>> begin MATERIAL PROVIDED

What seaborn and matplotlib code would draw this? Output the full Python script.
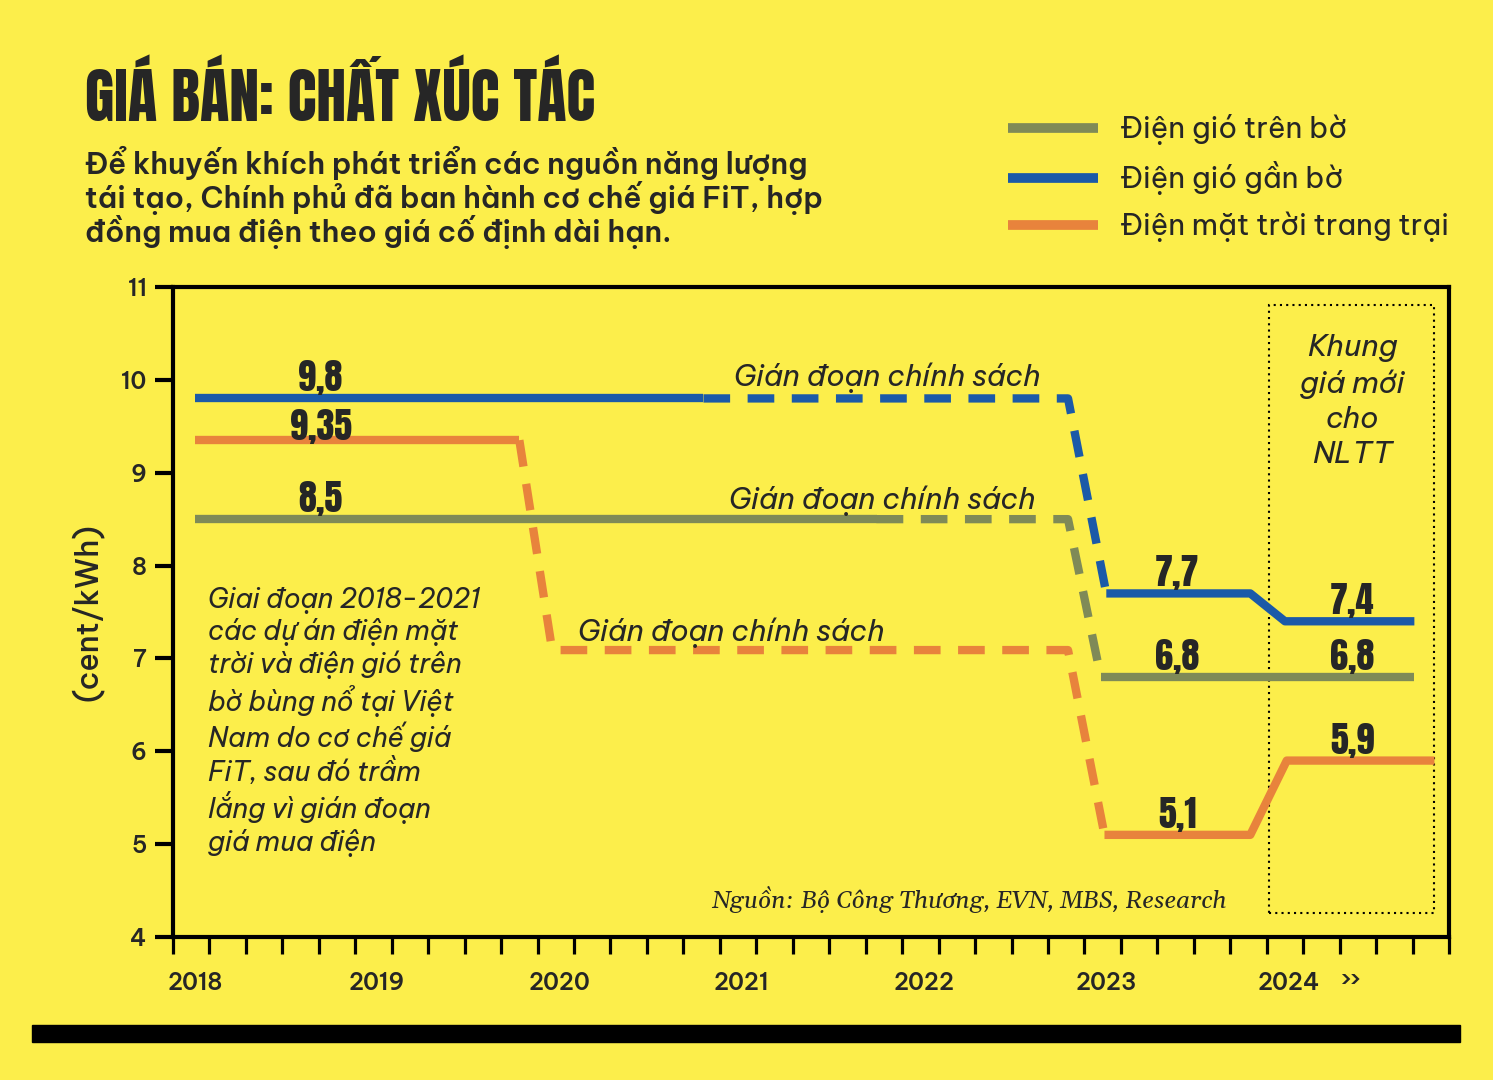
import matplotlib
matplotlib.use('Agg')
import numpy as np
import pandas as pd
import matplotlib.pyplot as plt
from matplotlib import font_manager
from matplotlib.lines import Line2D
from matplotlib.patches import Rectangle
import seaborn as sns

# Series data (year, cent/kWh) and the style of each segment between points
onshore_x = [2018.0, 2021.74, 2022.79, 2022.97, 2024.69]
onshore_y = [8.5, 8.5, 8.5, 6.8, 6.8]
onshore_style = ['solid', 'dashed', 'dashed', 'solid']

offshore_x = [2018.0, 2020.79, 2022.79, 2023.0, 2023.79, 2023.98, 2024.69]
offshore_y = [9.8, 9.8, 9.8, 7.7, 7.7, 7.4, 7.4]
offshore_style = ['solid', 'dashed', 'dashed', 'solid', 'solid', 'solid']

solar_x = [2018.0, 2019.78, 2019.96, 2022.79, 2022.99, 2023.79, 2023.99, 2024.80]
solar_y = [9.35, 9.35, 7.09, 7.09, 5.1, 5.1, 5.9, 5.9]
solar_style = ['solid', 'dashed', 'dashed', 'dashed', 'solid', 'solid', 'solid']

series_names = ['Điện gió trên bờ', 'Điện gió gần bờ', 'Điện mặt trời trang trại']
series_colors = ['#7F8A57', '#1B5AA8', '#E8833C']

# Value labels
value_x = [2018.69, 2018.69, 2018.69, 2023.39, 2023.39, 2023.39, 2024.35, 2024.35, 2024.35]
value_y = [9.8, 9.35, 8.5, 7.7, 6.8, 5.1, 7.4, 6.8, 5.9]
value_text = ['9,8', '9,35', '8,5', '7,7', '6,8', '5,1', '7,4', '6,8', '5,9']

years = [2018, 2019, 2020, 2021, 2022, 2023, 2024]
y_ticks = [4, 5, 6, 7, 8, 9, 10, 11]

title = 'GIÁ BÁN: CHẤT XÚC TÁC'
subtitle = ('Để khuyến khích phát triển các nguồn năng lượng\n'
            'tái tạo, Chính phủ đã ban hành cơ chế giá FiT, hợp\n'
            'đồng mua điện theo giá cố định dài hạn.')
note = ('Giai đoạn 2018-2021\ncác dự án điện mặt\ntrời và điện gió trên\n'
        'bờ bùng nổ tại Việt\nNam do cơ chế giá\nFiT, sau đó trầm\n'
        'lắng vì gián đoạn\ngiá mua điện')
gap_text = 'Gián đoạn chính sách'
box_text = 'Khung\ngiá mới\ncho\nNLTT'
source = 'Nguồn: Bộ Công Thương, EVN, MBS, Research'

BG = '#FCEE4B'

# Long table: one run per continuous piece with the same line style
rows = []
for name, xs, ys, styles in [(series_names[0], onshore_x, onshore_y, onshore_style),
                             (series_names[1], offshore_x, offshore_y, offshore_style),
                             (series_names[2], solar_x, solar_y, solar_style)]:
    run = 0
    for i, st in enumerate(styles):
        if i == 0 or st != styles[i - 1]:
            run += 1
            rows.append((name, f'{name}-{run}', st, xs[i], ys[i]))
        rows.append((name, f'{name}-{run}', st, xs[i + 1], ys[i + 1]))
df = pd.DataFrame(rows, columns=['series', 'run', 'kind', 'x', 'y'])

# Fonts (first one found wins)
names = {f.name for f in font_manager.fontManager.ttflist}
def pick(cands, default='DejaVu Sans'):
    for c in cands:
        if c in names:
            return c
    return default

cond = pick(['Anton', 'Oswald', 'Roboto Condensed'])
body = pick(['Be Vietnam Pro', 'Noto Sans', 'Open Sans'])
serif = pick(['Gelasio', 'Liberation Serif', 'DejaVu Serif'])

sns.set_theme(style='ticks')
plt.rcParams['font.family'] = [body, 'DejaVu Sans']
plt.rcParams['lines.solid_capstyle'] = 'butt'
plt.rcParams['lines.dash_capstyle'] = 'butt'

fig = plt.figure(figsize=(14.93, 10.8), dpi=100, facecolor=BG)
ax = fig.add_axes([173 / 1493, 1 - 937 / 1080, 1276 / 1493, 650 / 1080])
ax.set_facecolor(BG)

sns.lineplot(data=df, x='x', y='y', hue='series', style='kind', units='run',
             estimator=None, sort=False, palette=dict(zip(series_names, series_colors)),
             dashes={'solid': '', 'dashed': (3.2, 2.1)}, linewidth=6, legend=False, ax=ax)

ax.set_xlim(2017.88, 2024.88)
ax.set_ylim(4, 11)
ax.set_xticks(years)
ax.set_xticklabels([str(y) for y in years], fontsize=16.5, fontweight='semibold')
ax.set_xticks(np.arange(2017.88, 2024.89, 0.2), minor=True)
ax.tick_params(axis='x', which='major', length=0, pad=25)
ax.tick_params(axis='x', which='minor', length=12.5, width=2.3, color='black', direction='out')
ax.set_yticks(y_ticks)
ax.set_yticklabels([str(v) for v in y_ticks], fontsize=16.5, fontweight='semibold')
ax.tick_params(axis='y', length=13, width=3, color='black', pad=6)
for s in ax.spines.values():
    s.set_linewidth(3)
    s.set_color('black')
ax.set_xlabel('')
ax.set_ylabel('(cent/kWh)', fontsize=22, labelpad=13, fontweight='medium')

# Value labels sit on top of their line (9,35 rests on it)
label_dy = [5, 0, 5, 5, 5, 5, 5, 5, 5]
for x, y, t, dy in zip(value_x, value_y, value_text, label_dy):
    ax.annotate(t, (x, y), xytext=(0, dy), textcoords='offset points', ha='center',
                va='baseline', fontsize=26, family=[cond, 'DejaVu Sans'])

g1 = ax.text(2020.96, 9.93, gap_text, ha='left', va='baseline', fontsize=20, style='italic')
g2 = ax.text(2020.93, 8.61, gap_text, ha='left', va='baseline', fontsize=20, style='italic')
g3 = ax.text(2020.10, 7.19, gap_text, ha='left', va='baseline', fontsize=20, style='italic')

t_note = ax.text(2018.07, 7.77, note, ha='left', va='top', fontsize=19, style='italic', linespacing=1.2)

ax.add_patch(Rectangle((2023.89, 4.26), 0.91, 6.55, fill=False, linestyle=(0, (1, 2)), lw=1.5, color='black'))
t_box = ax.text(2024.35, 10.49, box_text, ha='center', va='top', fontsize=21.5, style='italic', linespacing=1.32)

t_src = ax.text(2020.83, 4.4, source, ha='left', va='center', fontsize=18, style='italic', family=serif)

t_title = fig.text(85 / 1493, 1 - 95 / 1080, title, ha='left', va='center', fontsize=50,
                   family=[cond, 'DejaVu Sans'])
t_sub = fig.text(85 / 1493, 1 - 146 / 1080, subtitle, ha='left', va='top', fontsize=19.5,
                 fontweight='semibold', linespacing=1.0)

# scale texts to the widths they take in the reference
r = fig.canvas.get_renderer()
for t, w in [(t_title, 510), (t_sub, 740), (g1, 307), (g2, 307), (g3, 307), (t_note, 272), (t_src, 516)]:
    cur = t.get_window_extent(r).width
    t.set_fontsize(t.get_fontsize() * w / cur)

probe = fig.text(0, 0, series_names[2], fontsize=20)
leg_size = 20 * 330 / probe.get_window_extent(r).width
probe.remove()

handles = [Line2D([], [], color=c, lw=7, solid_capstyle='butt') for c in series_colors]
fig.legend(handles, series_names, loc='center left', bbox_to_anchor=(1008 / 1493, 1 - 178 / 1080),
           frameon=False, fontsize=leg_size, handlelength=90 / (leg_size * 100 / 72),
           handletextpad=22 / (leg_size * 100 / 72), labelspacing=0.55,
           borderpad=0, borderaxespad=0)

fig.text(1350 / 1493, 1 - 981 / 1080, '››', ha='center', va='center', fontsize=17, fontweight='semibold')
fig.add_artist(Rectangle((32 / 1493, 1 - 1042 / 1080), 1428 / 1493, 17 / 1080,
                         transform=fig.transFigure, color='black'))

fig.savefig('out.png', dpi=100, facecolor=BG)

>> end MATERIAL PROVIDED

INSTRUCTION
Extract every line above containing the word "seaborn".

EXERCISE OUTPUT
What seaborn and matplotlib code would draw this? Output the full Python script.
import seaborn as sns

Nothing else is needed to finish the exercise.